Community legal volunteers: Natasha Shorter

Natasha Shorter

Queensland has 34 not-for-profit community legal centres (CLCs) dotted across the state.

They have a long, established history of harnessing volunteer support and providing pro bono legal advice and assistance to society’s most disadvantaged and vulnerable people and communities.

Volunteering Queensland – the state’s chief non-profit volunteer and community engagement organisation – estimates that as many as 700,000 of the state’s 5.18 million people give freely of their time each year to make an extraordinary impact on the people, communities and environments in which they live.

Many of these are lawyers.

As part of this week’s Queensland Law Week (May 18-24) and National Volunteer Week (May 17-23) celebrations, QLS Proctor is featuring some of the many selfless members of the profession who regularly give back to their local communities.


Natasha Shortercriminal law senior associate Armstrong Legal 

What motivated you to become a CLC volunteer? 

As cliché as it sounds, I wanted to help make a difference, and give those people who require advice or assistance navigating the criminal justice system. Often the people who reach out to our service are from a disadvantaged background. They often do not have the means to pay for a private lawyer and are anxious about the unknown. I wanted to be able to assist those people so that they feel more confident and empowered to get themselves through a very stressful time of their lives. 

What does your volunteering role involve? 

I volunteer fortnightly on a Monday evening and provide clients with advice about their legal matter, explaining processes and procedures, penalties, and options 

What do you most enjoy about volunteering? 

I feel like we are able to bridge the gap and help those who may otherwise fall through the cracks. Even if we can’t assist on an ongoing basis, or the initial advice we provide isn’t enough, we have the ability to point them in the right direction to other providers and organisations who can. There is also a very supportive, organised, hardworking team involved with BCLS. It is amazing to be a part of such a team. It’s a very rewarding role.   

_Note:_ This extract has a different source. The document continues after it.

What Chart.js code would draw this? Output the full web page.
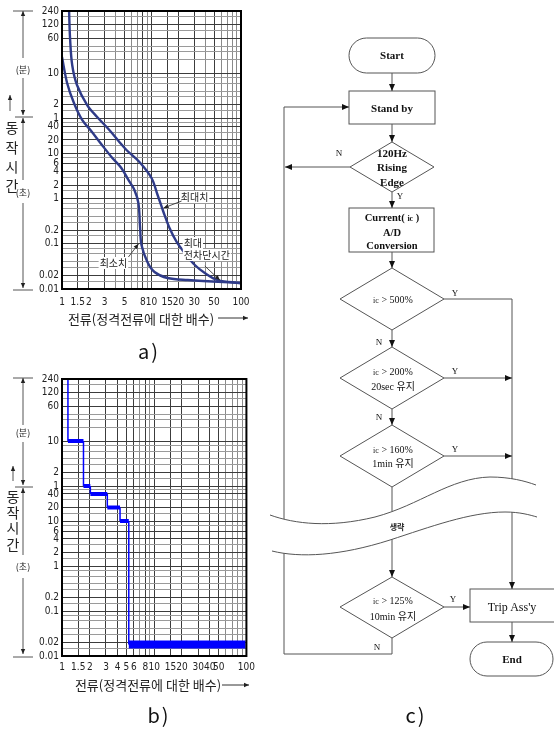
<!DOCTYPE html>
<html><head><meta charset="utf-8">
<script src="https://cdn.jsdelivr.net/npm/chart.js@4.4.0/dist/chart.umd.min.js"></script>
<style>
html,body{margin:0;padding:0;background:#fff;}
body{width:554px;height:729px;position:relative;overflow:hidden;}
canvas{position:absolute;}
#ca{left:0;top:0;}
#cb{left:0;top:370px;}
#ov{position:absolute;left:0;top:0;pointer-events:none;}
.kr{font-family:'Noto Sans CJK KR',sans-serif;}
.sf{font-family:'Liberation Serif','Times New Roman',serif;}
</style></head><body>
<canvas id="ca" width="260" height="312"></canvas>
<canvas id="cb" width="260" height="312"></canvas>
<svg id="ov" width="554" height="729" viewBox="0 0 554 729" xmlns="http://www.w3.org/2000/svg">
<defs>
<marker id="ah" viewBox="0 0 8 8" markerWidth="7" markerHeight="7" refX="8" refY="4" orient="auto" markerUnits="userSpaceOnUse"><path d="M0,0.6 L8,4 L0,7.4 z" fill="#111"/></marker>
<marker id="ah2" viewBox="0 0 8 8" markerWidth="5" markerHeight="6" refX="8" refY="4" orient="auto" markerUnits="userSpaceOnUse"><path d="M0,0.5 L8,4 L0,7.5 z" fill="#222"/></marker>
</defs>
<!-- side annotations a -->
<g stroke="#555" stroke-width="1" fill="none">
<line x1="13" y1="11" x2="33" y2="11"/>
<line x1="23" y1="58" x2="23" y2="11" marker-end="url(#ah2)"/>
<line x1="23" y1="78" x2="23" y2="115" marker-end="url(#ah2)"/>
<line x1="15" y1="117" x2="33" y2="117"/>
<line x1="23" y1="180" x2="23" y2="118" marker-end="url(#ah2)"/>
<line x1="23" y1="203" x2="23" y2="288" marker-end="url(#ah2)"/>
<line x1="13" y1="290" x2="33" y2="290"/>
<line x1="10" y1="111" x2="10" y2="95" marker-end="url(#ah2)"/>
</g>
<g class="kr" fill="#222" text-anchor="middle">
<text x="23" y="73" font-size="9">(분)</text>
<text x="23" y="196" font-size="9">(초)</text>
<text x="12" y="133" font-size="14">동</text>
<text x="12" y="153" font-size="14">작</text>
<text x="12" y="172" font-size="14">시</text>
<text x="12" y="191" font-size="14">간</text>
</g>
<!-- side annotations b -->
<g stroke="#555" stroke-width="1" fill="none">
<line x1="13" y1="378" x2="33" y2="378"/>
<line x1="23" y1="425" x2="23" y2="378" marker-end="url(#ah2)"/>
<line x1="23" y1="442" x2="23" y2="485" marker-end="url(#ah2)"/>
<line x1="15" y1="487" x2="33" y2="487"/>
<line x1="23" y1="555" x2="23" y2="488" marker-end="url(#ah2)"/>
<line x1="23" y1="578" x2="23" y2="654" marker-end="url(#ah2)"/>
<line x1="13" y1="657" x2="33" y2="657"/>
<line x1="13" y1="481" x2="13" y2="466" marker-end="url(#ah2)"/>
</g>
<g class="kr" fill="#222" text-anchor="middle">
<text x="23" y="436" font-size="9">(분)</text>
<text x="23" y="570" font-size="9">(초)</text>
<text x="13" y="502" font-size="14">동</text>
<text x="13" y="518" font-size="14">작</text>
<text x="13" y="533" font-size="14">시</text>
<text x="13" y="550" font-size="14">간</text>
</g>
<!-- axis titles -->
<g class="kr" fill="#222" font-size="13" text-anchor="middle">
<text x="141" y="324">전류(정격전류에 대한 배수)</text>
<text x="148" y="690">전류(정격전류에 대한 배수)</text>
</g>
<g stroke="#333" stroke-width="1">
<line x1="218" y1="318" x2="248" y2="318" marker-end="url(#ah2)"/>
<line x1="222" y1="685" x2="249" y2="685" marker-end="url(#ah2)"/>
</g>
<g class="kr" fill="#111" font-size="20" text-anchor="middle" letter-spacing="2">
<text x="149" y="359">a)</text>
<text x="159" y="723">b)</text>
<text x="416" y="723">c)</text>
</g>
<!-- flowchart c -->
<g stroke="#555" stroke-width="1" fill="none">
<rect x="349" y="38" width="86" height="35" rx="17.5"/>
<rect x="349" y="91" width="86" height="33"/>
<polygon points="392,142 434,167 392,192 350,167"/>
<rect x="349" y="208" width="85" height="44"/>
<polygon points="392,268 444,299 392,330 340,299"/>
<polygon points="392,347 444,378 392,409 340,378"/>
<polygon points="392,425 444,456 392,487 340,456"/>
<polygon points="392,577 444,607 392,638 340,607"/>
<rect x="470" y="589" width="90" height="33"/>
<rect x="470" y="642" width="83" height="34" rx="17"/>
<line x1="392" y1="73" x2="392" y2="91" marker-end="url(#ah)"/>
<line x1="392" y1="124" x2="392" y2="142" marker-end="url(#ah)"/>
<line x1="392" y1="192" x2="392" y2="208" marker-end="url(#ah)"/>
<line x1="392" y1="252" x2="392" y2="268" marker-end="url(#ah)"/>
<line x1="392" y1="330" x2="392" y2="347" marker-end="url(#ah)"/>
<line x1="392" y1="409" x2="392" y2="425" marker-end="url(#ah)"/>
<line x1="392" y1="487" x2="392" y2="577" marker-end="url(#ah)"/>
<polyline points="444,299 512,299 512,589" marker-end="url(#ah)"/>
<line x1="444" y1="378" x2="512" y2="378" marker-end="url(#ah)"/>
<line x1="444" y1="456" x2="512" y2="456" marker-end="url(#ah)"/>
<line x1="444" y1="607" x2="470" y2="607" marker-end="url(#ah)"/>
<line x1="512" y1="622" x2="512" y2="642" marker-end="url(#ah)"/>
<polyline points="392,638 392,654 284,654 284,107 349,107" marker-end="url(#ah)"/>
<line x1="350" y1="167" x2="285" y2="167" marker-end="url(#ah)"/>
</g>
<!-- break wave -->
<path d="M270,515 C295,524 330,528 375,517 C420,505 450,478 490,477 C510,477 525,481 536,485 L537,517 C530,515 520,512 505,512 C470,512 430,527 390,540 C340,556 300,558 272,551 Z" fill="#fff" stroke="none"/>
<g stroke="#555" stroke-width="1" fill="none">
<path d="M270,515 C295,524 330,528 375,517 C420,505 450,478 490,477 C510,477 525,481 536,485"/>
<path d="M272,551 C300,558 340,556 390,540 C430,527 470,512 505,512 C520,512 530,515 537,517"/>
</g>
<text x="397" y="530" class="kr" font-size="8" font-weight="bold" text-anchor="middle" fill="#222">생략</text>
<g class="sf" fill="#111" text-anchor="middle">
<text x="392" y="59" font-size="11" font-weight="bold">Start</text>
<text x="392" y="112" font-size="11" font-weight="bold">Stand by</text>
<text x="392" y="157" font-size="11" font-weight="bold">120Hz</text>
<text x="392" y="171" font-size="11" font-weight="bold">Rising</text>
<text x="392" y="186" font-size="11" font-weight="bold">Edge</text>
<text x="392" y="221" font-size="10.5" font-weight="bold">Current( <tspan font-size="8">ic</tspan> )</text>
<text x="392" y="236" font-size="10.5" font-weight="bold">A/D</text>
<text x="392" y="249" font-size="10.5" font-weight="bold">Conversion</text>
<text x="393" y="303" font-size="10"><tspan font-size="8">ic</tspan>  &gt; 500%</text>
<text x="393" y="375" font-size="10"><tspan font-size="8">ic</tspan>  &gt; 200%</text>
<text x="393" y="390" font-size="10">20sec <tspan class="kr">유지</tspan></text>
<text x="393" y="453" font-size="10"><tspan font-size="8">ic</tspan>  &gt; 160%</text>
<text x="393" y="467" font-size="10">1min <tspan class="kr">유지</tspan></text>
<text x="393" y="604" font-size="10"><tspan font-size="8">ic</tspan>  &gt; 125%</text>
<text x="393" y="620" font-size="10">10min <tspan class="kr">유지</tspan></text>
<text x="512" y="611" font-size="12">Trip Ass'y</text>
<text x="512" y="663" font-size="11" font-weight="bold">End</text>
<g font-size="9">
<text x="339" y="156">N</text>
<text x="400" y="199">Y</text>
<text x="455" y="296">Y</text>
<text x="379" y="345">N</text>
<text x="455" y="374">Y</text>
<text x="379" y="420">N</text>
<text x="455" y="452">Y</text>
<text x="453" y="602">Y</text>
<text x="377" y="650">N</text>
</g>
</g>
</svg>
<script>
// ---- axis ticks ----
const xGridValues = [1,1.5,2,3,4,5,6,7,8,9,10,15,20,30,40,50,60,70,80,90,100];
const xLabelValuesA = [1,1.5,2,3,5,8,10,15,20,30,50,100];
const xLabelValuesB = [1,1.5,2,3,4,5,6,8,10,15,20,30,40,50,100];
// time in seconds (upper part of axis is labelled in minutes)
const yLabelSeconds = [14400,7200,3600,600,120,60,40,20,10,6,4,2,1,0.2,0.1,0.02,0.01];
const yLabelTexts   = ['240','120','60','10','2','1','40','20','10','6','4','2','1','0.2','0.1','0.02','0.01'];
const yGridSeconds = [14400,10800,7200,5400,3600,2400,1800,1200,600,480,360,240,180,120,90,60,50,40,30,20,15,10,8,6,4,3,2,1.5,1,0.8,0.6,0.4,0.3,0.2,0.15,0.1,0.08,0.06,0.04,0.03,0.02,0.015,0.01];

// ---- chart a: max / min operating curves (multiple of rated current, seconds) ----
const maxCurrent = [1.20,1.23,1.30,1.47,1.91,2.47,3.38,4.37,5.25,7.33,10,11.7,13.6,15.9,19.1,23.5,30.5,39.4,55,97.8,100];
const maxTime    = [14400,3637,917,330,119,64.6,33.3,18.1,12.0,6.51,2.88,1.21,0.508,0.224,0.110,0.0627,0.0340,0.0226,0.0158,0.0136,0.0136];
const minCurrent = [1,1.14,1.36,1.68,2.12,2.74,3.65,4.60,5.52,6.44,7.14,7.46,7.73,9.0,10.8,15.1,25.4,97.8,100];
const minTime    = [1380,366,132,55.5,31.6,16.3,7.98,4.80,2.60,1.56,0.80,0.224,0.0945,0.0396,0.0238,0.0175,0.0158,0.0136,0.0136];

// ---- chart b: stepped trip curve corners ----
const stepCurrent = [1.16,1.16,1.71,1.71,2.03,2.03,3.1,3.1,4.26,4.26,5.3,5.3,98];
const stepTime    = [14400,600,600,60,60,40,40,20,20,10,10,0.018,0.018];

const TICK_FONT = {family:"'Liberation Sans Narrow','DejaVu Sans Condensed','Liberation Sans',Arial,sans-serif", size:10};
const near = (a,b) => Math.abs(a-b)/b < 1e-6;
const lab = (vals, texts, v) => { const i = vals.findIndex(t => near(v,t)); return i < 0 ? '' : texts[i]; };

const frame = {
  id:'frame',
  afterDraw(chart){
    const {ctx, chartArea:a} = chart;
    ctx.save(); ctx.strokeStyle='#000'; ctx.lineWidth=2;
    ctx.strokeRect(a.left, a.top, a.right-a.left, a.bottom-a.top);
    ctx.restore();
  }
};

function scales(xLabelVals, xH, xPad){
  return {
    x:{type:'logarithmic',min:1,max:100,
      afterBuildTicks:s=>{s.ticks = xGridValues.map(v=>({value:v}));},
      afterFit:s=>{s.height = xH;},
      ticks:{autoSkip:false,maxRotation:0,padding:xPad,font:TICK_FONT,color:'#222',
        callback:v=>lab(xLabelVals, xLabelVals.map(String), v)},
      grid:{drawTicks:false,lineWidth:1,
        color:c=>(c.tick && xLabelVals.some(t=>near(c.tick.value,t))) ? '#3c3c3c' : '#8a8a8a'},
      border:{display:false}},
    y:{type:'logarithmic',min:0.01,max:14400,
      afterBuildTicks:s=>{s.ticks = yGridSeconds.map(v=>({value:v}));},
      afterFit:s=>{s.width = 62;},
      ticks:{autoSkip:false,padding:3,font:TICK_FONT,color:'#222',
        callback:v=>lab(yLabelSeconds, yLabelTexts, v)},
      grid:{drawTicks:false,lineWidth:1,
        color:c=>(c.tick && yLabelSeconds.some(t=>near(c.tick.value,t))) ? '#3c3c3c' : '#9a9a9a'},
      border:{display:false}}
  };
}

function arrowTo(ctx, x1,y1,x2,y2){
  ctx.beginPath(); ctx.moveTo(x1,y1); ctx.lineTo(x2,y2); ctx.stroke();
  const ang = Math.atan2(y2-y1,x2-x1), L=5, W=2.2;
  ctx.beginPath();
  ctx.moveTo(x2,y2);
  ctx.lineTo(x2-L*Math.cos(ang)+W*Math.sin(ang), y2-L*Math.sin(ang)-W*Math.cos(ang));
  ctx.lineTo(x2-L*Math.cos(ang)-W*Math.sin(ang), y2-L*Math.sin(ang)+W*Math.cos(ang));
  ctx.closePath(); ctx.fill();
}
function labelBox(ctx, text, x, y){
  const w = ctx.measureText(text).width;
  ctx.fillStyle='#fff'; ctx.fillRect(x-w/2-1, y-6, w+2, 12);
  ctx.fillStyle='#222'; ctx.fillText(text, x, y);
}
const notes = {
  id:'notes',
  afterDatasetsDraw(chart){
    const {ctx, scales:{x,y}} = chart;
    ctx.save();
    ctx.font = "10px 'Noto Sans CJK KR', sans-serif";
    ctx.textAlign='center'; ctx.textBaseline='middle';
    ctx.strokeStyle='#222'; ctx.fillStyle='#222'; ctx.lineWidth=0.8;
    // 최대치
    let px = x.getPixelForValue(13.3), py = y.getPixelForValue(0.622);
    labelBox(ctx,'최대치', px+32, py-11);
    ctx.fillStyle='#222'; arrowTo(ctx, px+19, py-7, px+1, py);
    // 최소치
    px = x.getPixelForValue(7.33); py = y.getPixelForValue(0.1045);
    labelBox(ctx,'최소치', px-26, py+20);
    ctx.fillStyle='#222'; arrowTo(ctx, px-11, py+14, px-1, py+1);
    // 최대 전차단시간
    px = x.getPixelForValue(58); py = y.getPixelForValue(0.0158);
    labelBox(ctx,'최대', px-27, py-37);
    labelBox(ctx,'전차단시간', px-13, py-25);
    ctx.fillStyle='#222'; arrowTo(ctx, px-15, py-14, px, py);
    ctx.restore();
  }
};

new Chart(document.getElementById('ca'), {
  type:'line',
  data:{datasets:[
    {data:maxCurrent.map((c,i)=>({x:c,y:maxTime[i]})), borderColor:'#2f3b88', borderWidth:2.4, pointRadius:0, tension:0.35, fill:false},
    {data:minCurrent.map((c,i)=>({x:c,y:minTime[i]})), borderColor:'#2f3b88', borderWidth:2.4, pointRadius:0, tension:0.35, fill:false}
  ]},
  options:{responsive:false,animation:false,
    layout:{padding:{top:11,right:19,left:0,bottom:0}},
    plugins:{legend:{display:false},tooltip:{enabled:false}},
    scales:scales(xLabelValuesA, 23, 7)},
  plugins:[notes, frame]
});

new Chart(document.getElementById('cb'), {
  type:'line',
  data:{datasets:[
    {data:stepCurrent.map((c,i)=>({x:c,y:stepTime[i]})), borderColor:'#0000ff', borderWidth:1.5, pointRadius:0, tension:0, fill:false,
     borderCapStyle:'butt', borderJoinStyle:'miter',
     segment:{borderWidth:c => c.p0.parsed.y === c.p1.parsed.y ? (c.p0.parsed.y < 0.05 ? 8 : 4) : 1.5}}
  ]},
  options:{responsive:false,animation:false,
    layout:{padding:{top:8,right:13,left:0,bottom:0}},
    plugins:{legend:{display:false},tooltip:{enabled:false}},
    scales:scales(xLabelValuesB, 26, 5)},
  plugins:[frame]
});
</script>
</body></html>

What have you gained – personally and professionally – from volunteering at a CLC? 

Professionally, I have learnt how to better communicate with a diverse range of client and adapt my communication style accordingly. I have also increased my ability to more rapidly problem solve. Personally, it has given me more gratitude for what I do as a job. Being able help people who are in a vulnerable position is very fulfilling.  

Do you find volunteering work significant, impactful or rewarding? If so, why? 

Absolutely – when you get a message from someone you have assisted thanking you for putting their mind at ease or advising you that they have resolved their matter and you played a role in that process, there is nothing more rewarding or humbling.